Less than fifty seats with two resources?

Scale that up to five thousand seats. Five thousand seats is big? Not really.

Every day a piece of hardware dies. Every month someone rolls out a new software package. There are many different user profiles, accounting, sales, warehouse, IT, marketing, executive. Then there's that one guy that needs that program that only runs on XP SP1....

Every IT department has to justify its cost per user. Once you get above 1K seats, a lot of things that seem like overkill start to make sense really quickly.

All Amazon is offering is a managed version of what larger companies have been doing internally for years. Just like their server business, it seems expensive until you actually work out how much it would cost to do it yourself.


Just because two can, doesn't mean two can do it well. It takes just one curious or nefarious person to crack the veil. Bike shops just aren't highly visible or obvious targets when weighed against other potential marks.

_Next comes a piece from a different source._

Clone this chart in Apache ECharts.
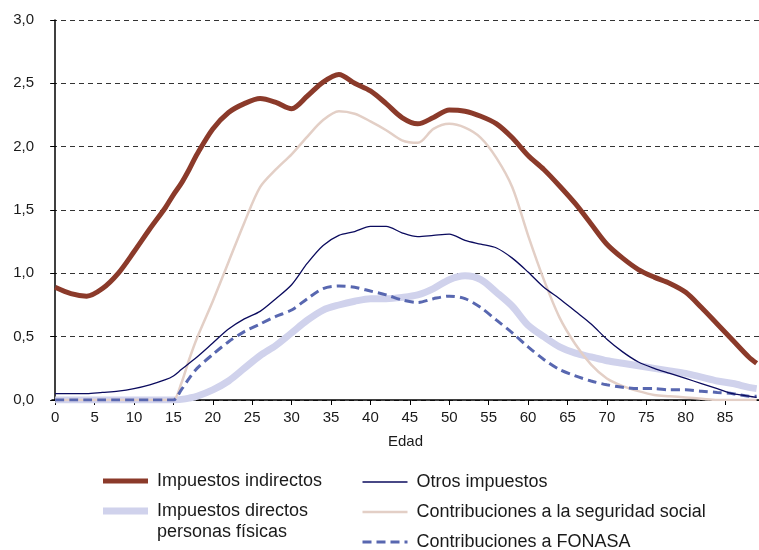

It's also another example of economies of scale working even if only on a smaller scale than a cloud. The guy has 18 bike shops. That's quite a few. If you have 18 bike shops I really would hope that you'd have somebody running IT for you. Still, it takes 18 bike stores and revenue north of 3 million dollars to power two IT guys. The cloud makes sense for folks that operate on a smaller scale than that, or just don't have access to those resources wherever they're doing their jobs.


Quite right, people do the best they can with what they have available. The promise of the cloud raising the bar on what smaller operations can deploy both in terms of sophistication and scalability vs price to play is certainly a strong factor in it's appeal.